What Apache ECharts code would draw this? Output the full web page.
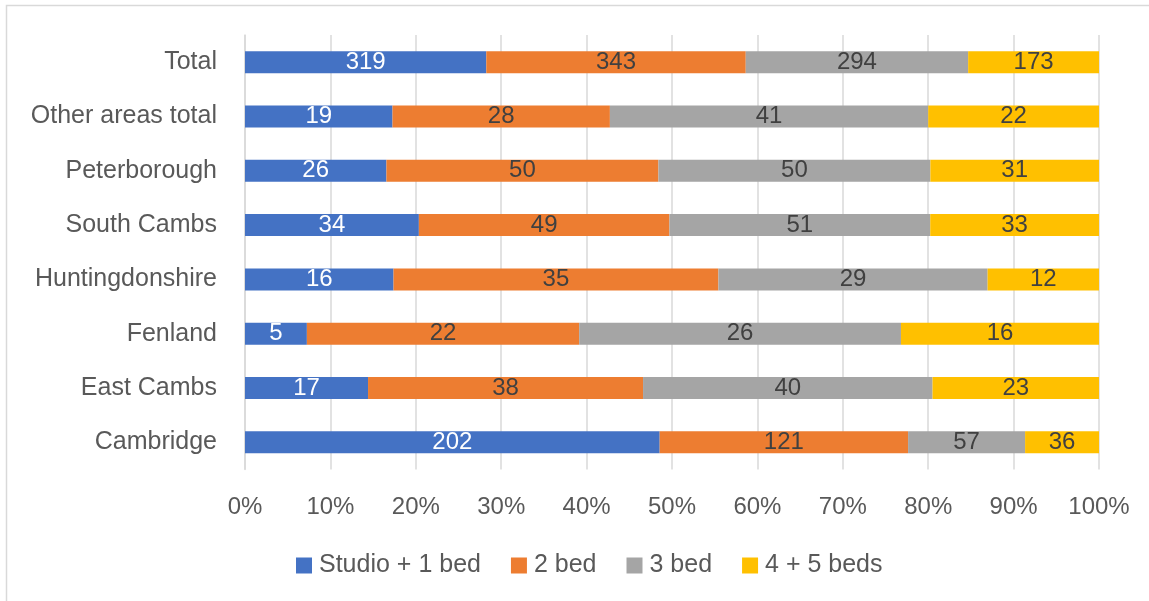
<!DOCTYPE html>
<html><head><meta charset="utf-8">
<script src="https://cdn.jsdelivr.net/npm/echarts@6/dist/echarts.min.js"></script>
<style>html,body{margin:0;padding:0;background:#fff}#c{width:1149px;height:601px}</style>
</head><body><div id="c"></div>
<script>
const categories = ['Cambridge','East Cambs','Fenland','Huntingdonshire','South Cambs','Peterborough','Other areas total','Total'];
const studio1 = [202,17,5,16,34,26,19,319];
const bed2 = [121,38,22,35,49,50,28,343];
const bed3 = [57,40,26,29,51,50,41,294];
const bed45 = [36,23,16,12,33,31,22,173];
const seriesNames = ['Studio + 1 bed','2 bed','3 bed','4 + 5 beds'];
const colors = ['#4472C4','#ED7D31','#A5A5A5','#FFC000'];
const tickLabels = ['0%','10%','20%','30%','40%','50%','60%','70%','80%','90%','100%'];

const all = [studio1, bed2, bed3, bed45];
const totals = categories.map((_, i) => all.reduce((s, a) => s + a[i], 0));
const font = 'Liberation Sans';
const chart = echarts.init(document.getElementById('c'));
chart.setOption({
  animation: false,
  textStyle: {fontFamily: font},
  graphic: [{type:'rect', shape:{x:6.5,y:5.5,width:1200,height:700}, style:{fill:'none', stroke:'#d9d9d9', lineWidth:1.5}}],
  grid: {left:245, right:50, top:35, bottom:131.5, containLabel:false},
  xAxis: {type:'value', min:0, max:1, interval:0.1,
    axisLabel:{formatter:(v)=>tickLabels[Math.round(v*10)], color:'#595959', fontSize:24, margin:26, fontFamily:font},
    splitLine:{lineStyle:{color:'#d9d9d9', width:1.5}}, axisLine:{show:false}, axisTick:{show:false}},
  yAxis: {type:'category', data:categories,
    axisLabel:{color:'#595959', fontSize:25, margin:28, fontFamily:font},
    axisLine:{lineStyle:{color:'#d9d9d9', width:1.5}}, axisTick:{show:false}},
  legend: {top:548, left:291, itemWidth:16, itemHeight:16, itemGap:30, icon:'rect',
    textStyle:{color:'#595959', fontSize:25, fontFamily:font, padding:[0,0,0,2]}, data:seriesNames},
  series: all.map((arr, k) => ({
    name: seriesNames[k], type:'bar', stack:'s', barWidth:22,
    itemStyle:{color:colors[k]},
    label:{show:true, position:'inside', formatter:(p)=>arr[p.dataIndex], color:k===0?'#ffffff':'#404040', fontSize:24, fontFamily:font},
    data: arr.map((v,i)=>v/totals[i])
  }))
});
</script></body></html>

----

**Given instruction**
Return all of the data exactly as written, and drop the pictures.

**Exercise answer**
What Apache ECharts code would draw this? Output the full web page.
<!DOCTYPE html>
<html><head><meta charset="utf-8">
<script src="https://cdn.jsdelivr.net/npm/echarts@6/dist/echarts.min.js"></script>
<style>html,body{margin:0;padding:0;background:#fff}#c{width:1149px;height:601px}</style>
</head><body><div id="c"></div>
<script>
const categories = ['Cambridge','East Cambs','Fenland','Huntingdonshire','South Cambs','Peterborough','Other areas total','Total'];
const studio1 = [202,17,5,16,34,26,19,319];
const bed2 = [121,38,22,35,49,50,28,343];
const bed3 = [57,40,26,29,51,50,41,294];
const bed45 = [36,23,16,12,33,31,22,173];
const seriesNames = ['Studio + 1 bed','2 bed','3 bed','4 + 5 beds'];
const colors = ['#4472C4','#ED7D31','#A5A5A5','#FFC000'];
const tickLabels = ['0%','10%','20%','30%','40%','50%','60%','70%','80%','90%','100%'];

const all = [studio1, bed2, bed3, bed45];
const totals = categories.map((_, i) => all.reduce((s, a) => s + a[i], 0));
const font = 'Liberation Sans';
const chart = echarts.init(document.getElementById('c'));
chart.setOption({
  animation: false,
  textStyle: {fontFamily: font},
  graphic: [{type:'rect', shape:{x:6.5,y:5.5,width:1200,height:700}, style:{fill:'none', stroke:'#d9d9d9', lineWidth:1.5}}],
  grid: {left:245, right:50, top:35, bottom:131.5, containLabel:false},
  xAxis: {type:'value', min:0, max:1, interval:0.1,
    axisLabel:{formatter:(v)=>tickLabels[Math.round(v*10)], color:'#595959', fontSize:24, margin:26, fontFamily:font},
    splitLine:{lineStyle:{color:'#d9d9d9', width:1.5}}, axisLine:{show:false}, axisTick:{show:false}},
  yAxis: {type:'category', data:categories,
    axisLabel:{color:'#595959', fontSize:25, margin:28, fontFamily:font},
    axisLine:{lineStyle:{color:'#d9d9d9', width:1.5}}, axisTick:{show:false}},
  legend: {top:548, left:291, itemWidth:16, itemHeight:16, itemGap:30, icon:'rect',
    textStyle:{color:'#595959', fontSize:25, fontFamily:font, padding:[0,0,0,2]}, data:seriesNames},
  series: all.map((arr, k) => ({
    name: seriesNames[k], type:'bar', stack:'s', barWidth:22,
    itemStyle:{color:colors[k]},
    label:{show:true, position:'inside', formatter:(p)=>arr[p.dataIndex], color:k===0?'#ffffff':'#404040', fontSize:24, fontFamily:font},
    data: arr.map((v,i)=>v/totals[i])
  }))
});
</script></body></html>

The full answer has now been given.